Records with drawing code:
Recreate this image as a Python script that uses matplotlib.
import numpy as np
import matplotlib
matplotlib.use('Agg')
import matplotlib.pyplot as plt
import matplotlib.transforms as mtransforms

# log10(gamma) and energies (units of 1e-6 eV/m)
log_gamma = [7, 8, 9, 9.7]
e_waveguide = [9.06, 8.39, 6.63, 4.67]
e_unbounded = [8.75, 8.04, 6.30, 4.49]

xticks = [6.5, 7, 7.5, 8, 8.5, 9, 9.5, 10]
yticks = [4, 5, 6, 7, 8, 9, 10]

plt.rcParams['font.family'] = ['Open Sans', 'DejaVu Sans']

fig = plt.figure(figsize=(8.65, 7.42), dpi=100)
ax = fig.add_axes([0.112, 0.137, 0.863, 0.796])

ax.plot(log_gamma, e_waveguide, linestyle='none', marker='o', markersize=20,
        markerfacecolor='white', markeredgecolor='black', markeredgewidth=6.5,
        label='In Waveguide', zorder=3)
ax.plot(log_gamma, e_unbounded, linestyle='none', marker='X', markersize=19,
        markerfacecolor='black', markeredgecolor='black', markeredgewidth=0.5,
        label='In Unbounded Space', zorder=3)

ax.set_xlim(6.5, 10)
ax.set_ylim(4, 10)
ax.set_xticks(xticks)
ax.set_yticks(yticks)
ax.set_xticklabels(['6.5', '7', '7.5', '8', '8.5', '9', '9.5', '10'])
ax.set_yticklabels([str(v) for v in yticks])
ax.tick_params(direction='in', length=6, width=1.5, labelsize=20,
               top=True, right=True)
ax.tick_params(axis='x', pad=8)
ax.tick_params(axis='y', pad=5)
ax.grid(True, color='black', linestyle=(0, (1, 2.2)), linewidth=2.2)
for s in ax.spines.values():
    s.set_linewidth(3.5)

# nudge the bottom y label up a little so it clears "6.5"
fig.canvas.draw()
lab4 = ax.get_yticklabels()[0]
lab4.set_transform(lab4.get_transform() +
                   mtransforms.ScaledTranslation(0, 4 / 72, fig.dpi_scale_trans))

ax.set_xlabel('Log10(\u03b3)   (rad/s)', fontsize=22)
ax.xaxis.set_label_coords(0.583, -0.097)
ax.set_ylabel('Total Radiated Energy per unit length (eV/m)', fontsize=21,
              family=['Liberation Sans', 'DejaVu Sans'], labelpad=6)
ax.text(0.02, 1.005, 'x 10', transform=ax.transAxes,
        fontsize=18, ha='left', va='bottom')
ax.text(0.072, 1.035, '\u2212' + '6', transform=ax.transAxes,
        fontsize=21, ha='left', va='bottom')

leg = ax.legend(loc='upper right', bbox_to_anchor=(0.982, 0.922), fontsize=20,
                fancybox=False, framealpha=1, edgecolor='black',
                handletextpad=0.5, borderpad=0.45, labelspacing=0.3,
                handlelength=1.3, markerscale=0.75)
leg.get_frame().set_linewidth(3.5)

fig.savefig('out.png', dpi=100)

* * *

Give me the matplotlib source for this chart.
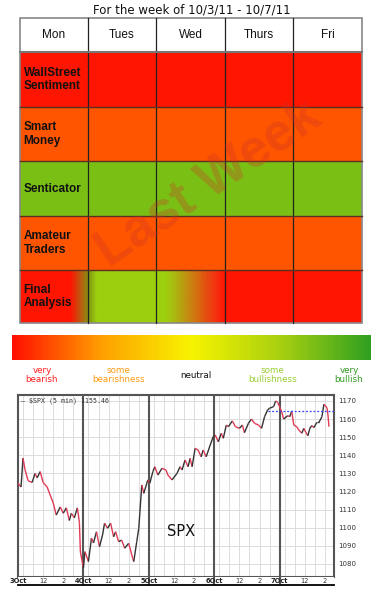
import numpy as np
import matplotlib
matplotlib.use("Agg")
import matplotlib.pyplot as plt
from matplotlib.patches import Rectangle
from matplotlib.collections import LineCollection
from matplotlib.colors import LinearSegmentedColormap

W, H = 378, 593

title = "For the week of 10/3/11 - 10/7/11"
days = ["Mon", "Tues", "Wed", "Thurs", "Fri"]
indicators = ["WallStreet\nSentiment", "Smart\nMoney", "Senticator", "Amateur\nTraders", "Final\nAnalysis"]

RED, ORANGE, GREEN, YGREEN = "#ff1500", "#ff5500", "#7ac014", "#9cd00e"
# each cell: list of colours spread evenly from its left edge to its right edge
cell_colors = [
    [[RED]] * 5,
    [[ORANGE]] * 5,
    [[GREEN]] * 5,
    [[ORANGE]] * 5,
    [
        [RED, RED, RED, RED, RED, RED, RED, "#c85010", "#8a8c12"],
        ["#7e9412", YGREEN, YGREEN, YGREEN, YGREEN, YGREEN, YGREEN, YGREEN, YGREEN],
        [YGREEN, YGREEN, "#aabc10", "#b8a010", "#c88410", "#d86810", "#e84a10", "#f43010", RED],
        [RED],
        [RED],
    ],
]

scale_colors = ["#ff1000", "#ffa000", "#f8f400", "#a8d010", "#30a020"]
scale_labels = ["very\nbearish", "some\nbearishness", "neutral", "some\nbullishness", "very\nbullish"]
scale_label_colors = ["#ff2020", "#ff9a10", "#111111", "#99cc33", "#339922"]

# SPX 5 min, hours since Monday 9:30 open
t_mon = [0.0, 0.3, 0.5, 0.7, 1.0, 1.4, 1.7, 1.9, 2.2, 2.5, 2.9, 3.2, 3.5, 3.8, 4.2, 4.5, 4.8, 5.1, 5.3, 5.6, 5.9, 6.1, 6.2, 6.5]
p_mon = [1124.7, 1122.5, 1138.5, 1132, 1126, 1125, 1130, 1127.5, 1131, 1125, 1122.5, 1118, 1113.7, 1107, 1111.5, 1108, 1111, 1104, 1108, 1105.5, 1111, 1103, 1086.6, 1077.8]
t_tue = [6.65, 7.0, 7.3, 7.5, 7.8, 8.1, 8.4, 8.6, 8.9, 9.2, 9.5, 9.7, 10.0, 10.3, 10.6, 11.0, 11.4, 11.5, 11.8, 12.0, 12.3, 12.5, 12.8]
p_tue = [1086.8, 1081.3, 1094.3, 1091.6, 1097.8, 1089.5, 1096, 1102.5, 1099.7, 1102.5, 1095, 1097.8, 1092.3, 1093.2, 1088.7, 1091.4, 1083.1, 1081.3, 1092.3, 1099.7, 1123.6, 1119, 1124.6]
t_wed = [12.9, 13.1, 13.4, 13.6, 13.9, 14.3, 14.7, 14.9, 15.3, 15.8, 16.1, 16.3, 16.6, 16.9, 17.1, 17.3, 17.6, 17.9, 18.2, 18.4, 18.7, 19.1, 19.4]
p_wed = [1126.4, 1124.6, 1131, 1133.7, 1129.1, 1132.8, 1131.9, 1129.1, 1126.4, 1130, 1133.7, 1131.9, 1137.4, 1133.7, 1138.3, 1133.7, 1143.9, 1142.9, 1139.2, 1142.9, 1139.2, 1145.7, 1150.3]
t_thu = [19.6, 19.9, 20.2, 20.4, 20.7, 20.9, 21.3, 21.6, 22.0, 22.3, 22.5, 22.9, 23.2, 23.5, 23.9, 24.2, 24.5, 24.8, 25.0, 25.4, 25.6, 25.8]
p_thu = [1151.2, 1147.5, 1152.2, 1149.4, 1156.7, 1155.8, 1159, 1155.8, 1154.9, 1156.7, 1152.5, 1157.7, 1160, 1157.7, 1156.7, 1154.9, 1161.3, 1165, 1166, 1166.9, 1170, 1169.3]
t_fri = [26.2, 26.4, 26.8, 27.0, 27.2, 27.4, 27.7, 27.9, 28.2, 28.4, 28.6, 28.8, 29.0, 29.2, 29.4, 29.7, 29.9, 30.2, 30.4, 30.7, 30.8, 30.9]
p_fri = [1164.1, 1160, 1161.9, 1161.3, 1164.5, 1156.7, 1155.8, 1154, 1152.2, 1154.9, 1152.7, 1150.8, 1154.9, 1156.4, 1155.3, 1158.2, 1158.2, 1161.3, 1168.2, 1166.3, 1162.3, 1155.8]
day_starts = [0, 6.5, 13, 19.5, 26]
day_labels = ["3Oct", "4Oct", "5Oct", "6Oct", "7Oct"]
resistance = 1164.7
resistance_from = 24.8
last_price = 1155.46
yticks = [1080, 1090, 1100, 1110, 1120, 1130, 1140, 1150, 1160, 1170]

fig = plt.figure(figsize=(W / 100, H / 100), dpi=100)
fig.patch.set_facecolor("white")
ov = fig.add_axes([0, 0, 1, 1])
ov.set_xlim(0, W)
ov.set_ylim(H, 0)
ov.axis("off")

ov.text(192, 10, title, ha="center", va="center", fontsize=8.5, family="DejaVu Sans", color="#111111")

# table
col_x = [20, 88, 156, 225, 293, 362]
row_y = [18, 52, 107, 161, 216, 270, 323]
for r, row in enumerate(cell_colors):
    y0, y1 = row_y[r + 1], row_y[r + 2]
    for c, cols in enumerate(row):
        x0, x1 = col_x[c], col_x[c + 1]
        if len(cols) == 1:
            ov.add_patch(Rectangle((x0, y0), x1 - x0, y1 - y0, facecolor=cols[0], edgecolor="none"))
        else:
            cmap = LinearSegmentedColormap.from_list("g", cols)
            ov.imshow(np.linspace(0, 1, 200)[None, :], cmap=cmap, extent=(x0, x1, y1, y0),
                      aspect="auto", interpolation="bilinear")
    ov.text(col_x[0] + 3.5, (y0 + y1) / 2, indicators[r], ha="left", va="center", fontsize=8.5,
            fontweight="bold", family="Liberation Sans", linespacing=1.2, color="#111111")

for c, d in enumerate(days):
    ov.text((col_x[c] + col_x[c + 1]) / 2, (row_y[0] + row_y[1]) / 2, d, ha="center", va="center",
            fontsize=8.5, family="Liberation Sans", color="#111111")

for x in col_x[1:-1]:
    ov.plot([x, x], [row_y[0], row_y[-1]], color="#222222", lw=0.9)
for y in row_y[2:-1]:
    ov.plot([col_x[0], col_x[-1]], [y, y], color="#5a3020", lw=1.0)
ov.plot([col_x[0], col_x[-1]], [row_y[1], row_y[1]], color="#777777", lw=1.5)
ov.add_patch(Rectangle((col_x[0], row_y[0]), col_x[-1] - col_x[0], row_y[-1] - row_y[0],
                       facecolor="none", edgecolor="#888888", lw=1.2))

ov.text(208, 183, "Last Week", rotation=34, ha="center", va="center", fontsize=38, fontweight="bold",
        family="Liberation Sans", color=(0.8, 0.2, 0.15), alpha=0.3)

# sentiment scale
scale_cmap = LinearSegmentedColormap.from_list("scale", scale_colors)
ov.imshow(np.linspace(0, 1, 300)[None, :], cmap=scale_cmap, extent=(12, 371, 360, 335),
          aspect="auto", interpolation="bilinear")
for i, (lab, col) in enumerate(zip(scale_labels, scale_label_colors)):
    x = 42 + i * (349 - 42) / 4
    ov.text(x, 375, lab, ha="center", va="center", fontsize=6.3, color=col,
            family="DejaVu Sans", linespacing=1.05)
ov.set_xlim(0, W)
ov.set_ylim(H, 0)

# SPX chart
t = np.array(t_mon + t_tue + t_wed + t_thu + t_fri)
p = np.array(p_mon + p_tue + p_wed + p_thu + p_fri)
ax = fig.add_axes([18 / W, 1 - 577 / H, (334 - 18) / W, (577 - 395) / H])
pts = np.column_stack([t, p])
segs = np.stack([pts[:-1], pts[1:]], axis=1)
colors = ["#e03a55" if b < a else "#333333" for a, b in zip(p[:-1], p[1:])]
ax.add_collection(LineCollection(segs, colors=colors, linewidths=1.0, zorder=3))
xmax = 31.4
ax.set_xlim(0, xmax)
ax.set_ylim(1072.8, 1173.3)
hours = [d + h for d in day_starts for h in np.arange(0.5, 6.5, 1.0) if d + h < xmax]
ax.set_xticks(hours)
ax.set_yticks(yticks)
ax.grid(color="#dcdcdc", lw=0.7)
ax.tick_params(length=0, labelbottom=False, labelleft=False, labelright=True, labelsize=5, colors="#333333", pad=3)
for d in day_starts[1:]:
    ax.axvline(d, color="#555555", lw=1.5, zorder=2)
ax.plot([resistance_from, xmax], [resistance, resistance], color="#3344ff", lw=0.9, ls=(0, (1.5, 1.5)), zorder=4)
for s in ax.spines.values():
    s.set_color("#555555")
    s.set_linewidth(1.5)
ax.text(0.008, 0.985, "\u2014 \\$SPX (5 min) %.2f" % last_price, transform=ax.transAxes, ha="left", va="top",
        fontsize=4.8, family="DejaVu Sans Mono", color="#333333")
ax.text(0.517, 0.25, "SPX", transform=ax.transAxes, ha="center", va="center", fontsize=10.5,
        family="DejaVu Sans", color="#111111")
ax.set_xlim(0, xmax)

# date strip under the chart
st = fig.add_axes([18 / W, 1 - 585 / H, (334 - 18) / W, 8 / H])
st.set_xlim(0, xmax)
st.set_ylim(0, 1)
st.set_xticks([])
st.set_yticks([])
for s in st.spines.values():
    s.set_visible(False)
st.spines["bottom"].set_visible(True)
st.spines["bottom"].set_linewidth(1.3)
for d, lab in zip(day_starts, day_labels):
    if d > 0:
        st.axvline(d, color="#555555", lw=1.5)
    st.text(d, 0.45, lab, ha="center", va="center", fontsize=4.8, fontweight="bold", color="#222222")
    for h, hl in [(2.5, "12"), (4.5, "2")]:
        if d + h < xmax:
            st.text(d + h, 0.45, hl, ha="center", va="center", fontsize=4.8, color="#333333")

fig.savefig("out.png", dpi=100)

[Written task]
Repeat exactly, and only, the entries from the line with "Give me the matplotlib source for this chart." through the line with "W, H = 378, 593". Pictures are skipped.

[Finished exercise]
Give me the matplotlib source for this chart.
import numpy as np
import matplotlib
matplotlib.use("Agg")
import matplotlib.pyplot as plt
from matplotlib.patches import Rectangle
from matplotlib.collections import LineCollection
from matplotlib.colors import LinearSegmentedColormap

W, H = 378, 593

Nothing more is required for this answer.